Histology is the study of tissues and organs using microscopy.
Similar to the phrase “form follows function”, the structures of human tissues are closely related to their functions.
By integrating histology with other disciplines, such as biochemistry, cell biology, and physiology, we can gain a much better understanding of how the body functions.
While there are many types of microscopy, light microscopy or LM is the most common, largely because of how practical it is in both the clinical setting, as well as in research.
Other types of microscopy include scanning probe, ultraviolet, virtual, and electron microscopy or EM.
Light microscopy can be further subdivided based on the specific technique that’s used, such as bright field, immunofluorescence, and dark field microscopy.
We’ll be focusing primarily on bright field microscopy and some of the various staining methods that go along with it.
Bright field microscopy is not only the simplest type of light microscopy but also the type that most people are familiar with, utilizing ordinary light to examine stained tissue at high magnification.
In order to visualize the tissue, it needs to be properly prepared first.
The most common method of tissue preparation has three main steps.
First is to fix, or preserve the tissue using formalin.
The next step is tissue processing, which is the step that removes water from the tissue.
This is done by using ethanol, which replaces the water in all the cells, and xylene, which removes ethanol by dissolving it, making it easier to embed the tissue in paraffin.
Embedding the tissue in paraffin wax is the third step, which removes xylene from the tissue and also solidifies into a “paraffin block” that makes it easier to section, or cut the tissue into very thin slices.
This is done using a machine called a microtome, which most labs use to cut the paraffin block into slices 4 μm in thickness.
Next, the paraffin slice is mounted on a glass slide and the tissue is stained to make it easier to see under the microscope.

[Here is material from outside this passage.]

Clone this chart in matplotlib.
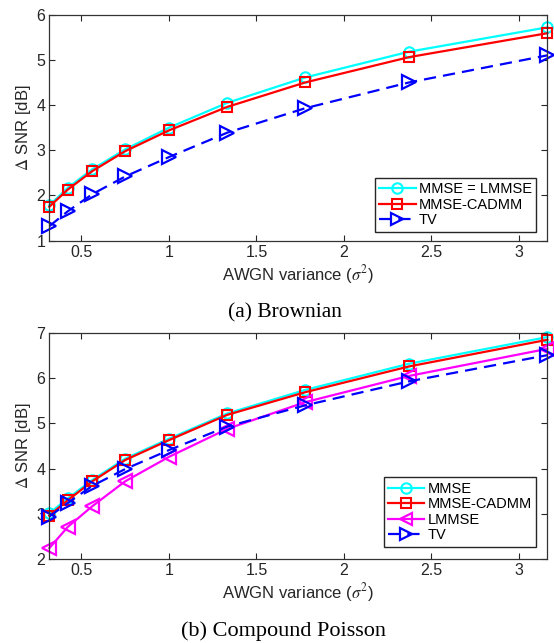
"""
Delta SNR vs AWGN variance for Brownian and compound Poisson signals
"""

import matplotlib
matplotlib.use('Agg')
import matplotlib.pyplot as plt

# AWGN variance grid (log spaced between 10^-0.5 and 10^0.5)
noise_var = [0.3162, 0.4217, 0.5623, 0.7499, 1.0, 1.3335, 1.7783, 2.3714, 3.1623]

# (a) Brownian
brown_mmse = [1.78, 2.17, 2.58, 3.02, 3.50, 4.05, 4.61, 5.18, 5.72]
brown_cadmm = [1.75, 2.13, 2.54, 2.98, 3.44, 3.96, 4.50, 5.06, 5.59]
brown_tv = [1.32, 1.65, 2.03, 2.42, 2.85, 3.39, 3.93, 4.50, 5.10]

# (b) Compound Poisson
poisson_mmse = [3.01, 3.34, 3.75, 4.22, 4.66, 5.22, 5.74, 6.32, 6.91]
poisson_cadmm = [2.96, 3.30, 3.72, 4.19, 4.63, 5.19, 5.69, 6.26, 6.85]
poisson_lmmse = [2.24, 2.71, 3.17, 3.72, 4.26, 4.88, 5.47, 6.05, 6.65]
poisson_tv = [2.94, 3.24, 3.62, 3.99, 4.41, 4.93, 5.40, 5.93, 6.51]

brown_yticks = [1, 2, 3, 4, 5, 6]
poisson_yticks = [2, 3, 4, 5, 6, 7]
xticks = [0.5, 1, 1.5, 2, 2.5, 3]

plt.rcParams['font.family'] = 'Liberation Sans'
plt.rcParams['mathtext.fontset'] = 'stix'

LW = 1.6
TV_DASH = (0, (5.5, 3.2))


def style_axes(ax, yticks, ylim):
    """MATLAB-like boxed axes with inward ticks on all sides"""
    ax.set_xlim(noise_var[0], noise_var[-1])
    ax.set_ylim(*ylim)
    ax.set_xticks(xticks)
    ax.set_xticklabels(['0.5', '1', '1.5', '2', '2.5', '3'])
    ax.set_yticks(yticks)
    ax.tick_params(direction='in', length=4.5, width=0.8, top=True, right=True,
                   labelsize=11.5, colors='#262626', pad=3)
    for s in ax.spines.values():
        s.set_color('#333333')
        s.set_linewidth(0.9)
    ax.set_xlabel(r'AWGN variance ($\sigma^2$)', fontsize=12, color='#262626', labelpad=2)
    ax.set_ylabel(r'$\Delta$ SNR [dB]', fontsize=12, color='#262626', labelpad=2)


def legend(ax, y_anchor):
    leg = ax.legend(loc='lower right', bbox_to_anchor=(0.977, y_anchor), fontsize=10.5,
                    frameon=True, fancybox=False, edgecolor='#262626', framealpha=1,
                    handlelength=2.5, handletextpad=0.2, labelspacing=0.1,
                    borderpad=0.3, borderaxespad=0.0)
    for h in leg.legend_handles:
        h.set_markersize(min(h.get_markersize(), 8.5))


fig = plt.figure(figsize=(5.54, 6.43), dpi=100)

# (a) Brownian
ax1 = fig.add_axes([0.089, 0.6257, 0.899, 0.3515])
ax1.plot(noise_var, brown_mmse, '-o', color='cyan', lw=LW, ms=7.5, mew=1.5,
         mfc='none', label='MMSE = LMMSE')
ax1.plot(noise_var, brown_cadmm, '-s', color='red', lw=LW, ms=7.5, mew=1.5,
         mfc='none', label='MMSE-CADMM')
ax1.plot(noise_var, brown_tv, linestyle=TV_DASH, marker='>', color='blue', lw=LW,
         ms=10.5, mew=1.6, mfc='none', label='TV')
style_axes(ax1, brown_yticks, (1, 6))
legend(ax1, 0.04)
fig.text(0.514, 1 - 313 / 643, '(a) Brownian', ha='center', va='center',
         fontsize=15.5, family='Liberation Serif')

# (b) Compound Poisson
ax2 = fig.add_axes([0.089, 0.1306, 0.899, 0.3515])
ax2.plot(noise_var, poisson_mmse, '-o', color='cyan', lw=LW, ms=7.5, mew=1.5,
         mfc='none', label='MMSE')
ax2.plot(noise_var, poisson_cadmm, '-s', color='red', lw=LW, ms=7.5, mew=1.5,
         mfc='none', label='MMSE-CADMM')
ax2.plot(noise_var, poisson_lmmse, '-<', color='magenta', lw=LW, ms=10.5, mew=1.6,
         mfc='none', label='LMMSE')
ax2.plot(noise_var, poisson_tv, linestyle=TV_DASH, marker='>', color='blue', lw=LW,
         ms=10.5, mew=1.6, mfc='none', label='TV')
style_axes(ax2, poisson_yticks, (2, 7))
legend(ax2, 0.055)
fig.text(0.512, 1 - 631 / 643, '(b) Compound Poisson', ha='center', va='center',
         fontsize=16, family='Liberation Serif')

for a in (ax1, ax2):
    for line in a.lines:
        line.set_clip_on(False)

fig.savefig('out.png', dpi=100)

The most common stain is the combination of hematoxylin and eosin or H&E for short.
This image of a pancreatic duct was stained with H&E and the image on the right was stained with only hematoxylin.
Hematoxylin is a positively charged basic dye and will stain negatively charged, structures purple or dark blue.

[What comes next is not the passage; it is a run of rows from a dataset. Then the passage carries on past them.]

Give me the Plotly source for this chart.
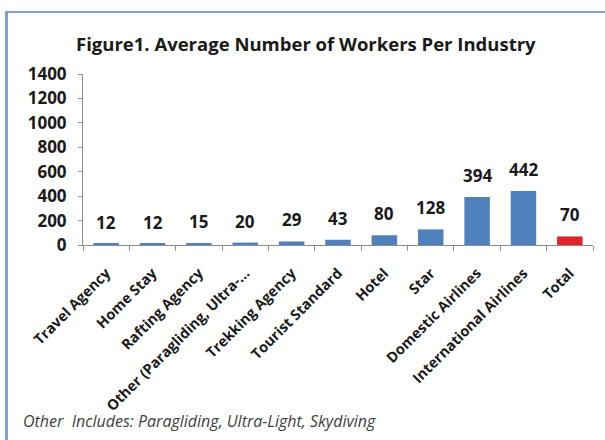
import plotly.graph_objects as go

# Average number of workers per tourism industry
industries = [
    "Travel Agency", "Home Stay", "Rafting Agency", "Other (Paragliding, Ultra-...",
    "Trekking Agency", "Tourist Standard", "Hotel", "Star",
    "Domestic Airlines", "International Airlines", "Total",
]
avg_workers = [12, 12, 15, 20, 29, 43, 80, 128, 394, 442, 70]
y_ticks = [0, 200, 400, 600, 800, 1000, 1200, 1400]

BLUE = "#4f81bd"
RED = "#e3232a"
FONT = "'Open Sans', 'DejaVu Sans', sans-serif"

bar_colors = [RED if name == "Total" else BLUE for name in industries]

fig = go.Figure()
fig.add_trace(go.Bar(
    x=industries,
    y=avg_workers,
    marker=dict(color=bar_colors, line=dict(width=0)),
    width=0.55,
    hoverinfo="x+y",
))

# value labels above each bar
for name, val in zip(industries, avg_workers):
    fig.add_annotation(
        x=name, y=val, text=f"<b>{val}</b>", showarrow=False,
        yanchor="bottom", yshift=8,
        font=dict(family=FONT, size=17, color="#1a1a1a"),
    )

# chart title
fig.add_annotation(
    xref="paper", yref="paper", x=(306 - 83) / 510, y=(245 - 44) / 171,
    xanchor="center", yanchor="middle", showarrow=False,
    text="<b>Figure1. Average Number of Workers Per Industry</b>",
    font=dict(family=FONT, size=18.5, color="#1a1a1a"),
)

# footnote
fig.add_annotation(
    xref="paper", yref="paper", x=(21 - 83) / 510, y=(245 - 421) / 171,
    xanchor="left", yanchor="middle", showarrow=False,
    text="<i>Other  Includes: Paragliding, Ultra-Light, Skydiving</i>",
    font=dict(family=FONT, size=16, color="#404040"),
)

# frame lines on the left and top edges
fig.add_shape(type="line", xref="paper", yref="paper",
              x0=(6.5 - 83) / 510, x1=(6.5 - 83) / 510,
              y0=(245 - 11) / 171, y1=(245 - 445) / 171,
              line=dict(color="#7f9fcf", width=3))
fig.add_shape(type="line", xref="paper", yref="paper",
              x0=(5 - 83) / 510, x1=(610 - 83) / 510,
              y0=(245 - 12) / 171, y1=(245 - 12) / 171,
              line=dict(color="#7f9fcf", width=2))

fig.update_layout(
    width=605, height=440,
    margin=dict(l=83, r=12, t=74, b=195),
    paper_bgcolor="white", plot_bgcolor="white",
    showlegend=False,
    font=dict(family=FONT, color="#1a1a1a"),
    xaxis=dict(
        type="category",
        tickangle=-45,
        tickfont=dict(family=FONT, size=14.5, color="#1a1a1a", weight="bold"),
        ticklabelstandoff=13,
        showline=True, linecolor="#8c8c8c", linewidth=1,
        ticks="outside", ticklen=5, tickcolor="#8c8c8c",
        tickson="boundaries",
        showgrid=False,
    ),
    yaxis=dict(
        range=[0, 1400],
        tickvals=y_ticks,
        tickfont=dict(family=FONT, size=17, color="#1a1a1a", weight="bold"),
        showline=True, linecolor="#8c8c8c", linewidth=1,
        ticks="outside", ticklen=4, tickcolor="#8c8c8c",
        ticklabelstandoff=8,
        showgrid=False, zeroline=False,
    ),
)

fig.write_html("out.html")
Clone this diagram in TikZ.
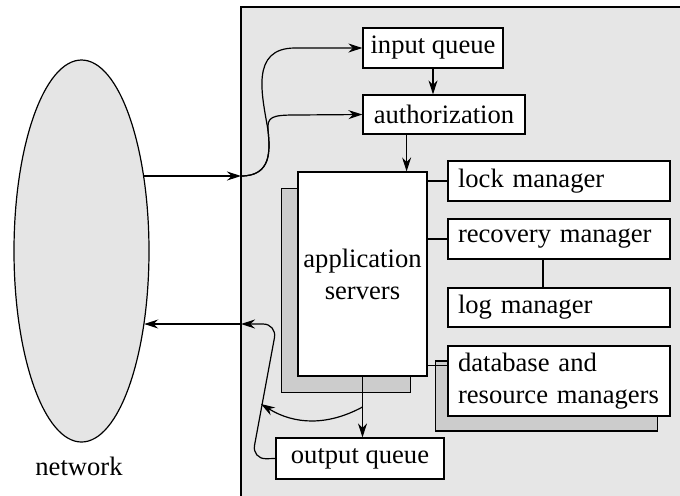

Because of this characteristic, tissue components that strongly stain with basic dyes are often called basophilic structures.
Nuclei, ribosomes, and rough endoplasmic reticulum are all basophilic structures because of the negatively charged DNA and RNA that they contain.

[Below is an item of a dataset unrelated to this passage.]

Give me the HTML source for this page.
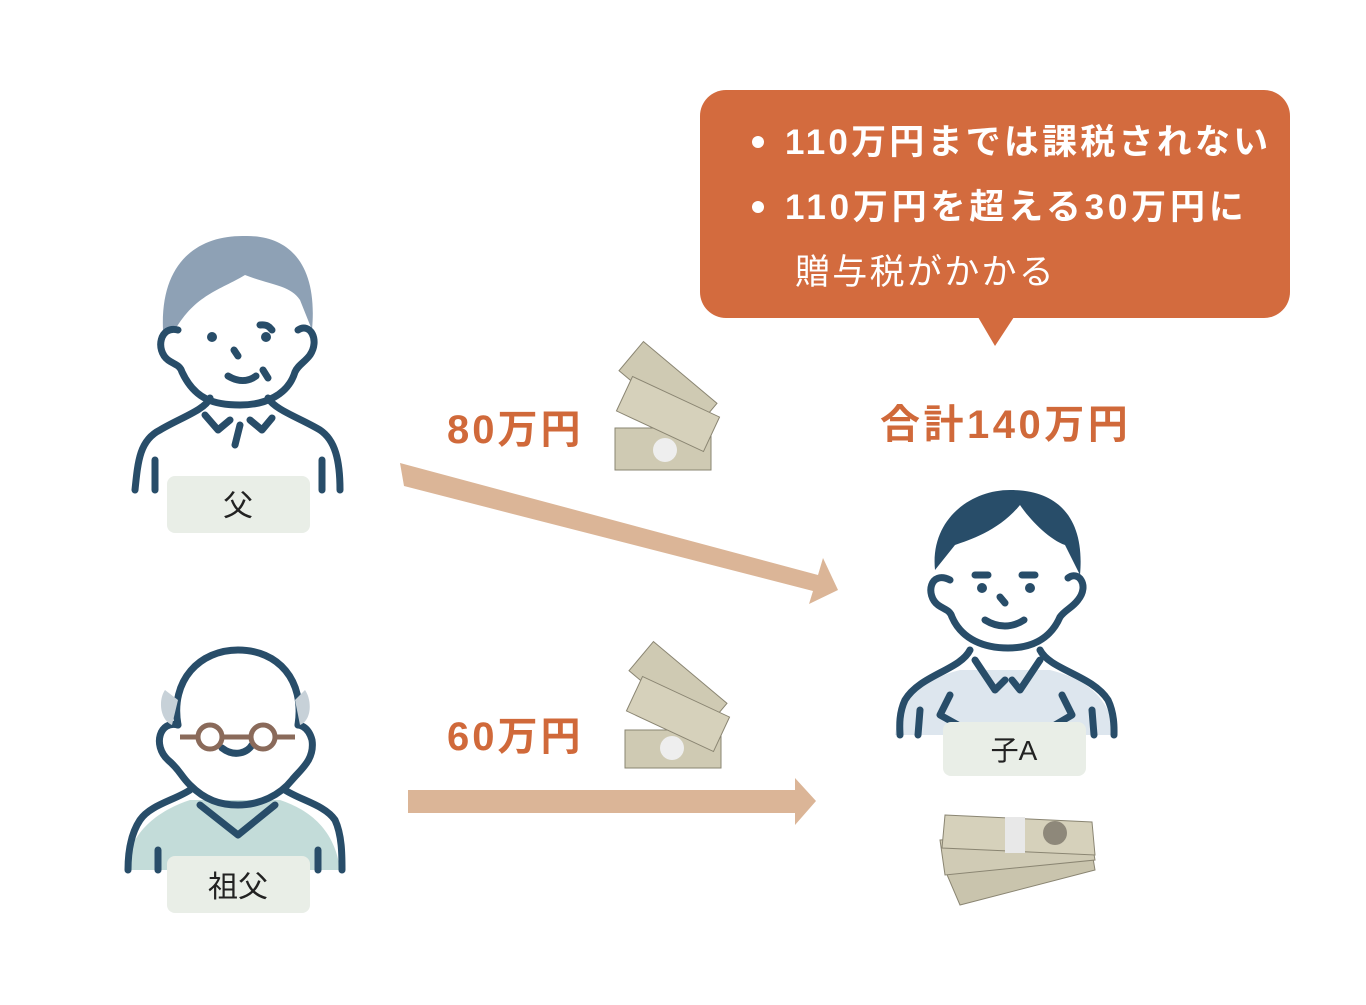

The cartilage matrix is also a common basophilic structure as well.
On the other hand, eosin is a negatively charged acidic dye that stains positively charged or eosinophilic structures red or pink.
Some of the commonly eosinophilic structures include collagen, cytoplasmic proteins, and mitochondria.
Mitochondria are especially eosinophilic and stains strongly to eosin, giving cells with a lot of mitochondria, like cardiac muscle cells, a dark pink coloration.
As you might expect, other stains can be used in order to help visualize and examine specific structures that might not be as easily seen with H&E.
The Periodic acid-Schiff or PAS stain is also commonly used.
It stains complex carbohydrates dark red or magenta, making it useful for identifying glycogen in cells such as hepatocytes and muscle cells.
In this image of hepatocytes, the tissue was stained with PAS and also counter-stained with hematoxylin.
This allows us to see the dark magenta glycogen, as well as the nuclei of the hepatocytes, which are stained purple by hematoxylin.
The sugars found within mucus are also stained well by PAS, such as the mucus found lining the stomach, which is intensely stained a dark magenta in this image.
The PAS stain will also stain connective tissue and basement membranes, such as the glomerular basement membrane and the basement membrane of bowman’s capsule found in the kidneys.
This section was taken from the small intestine and stained with masson trichrome.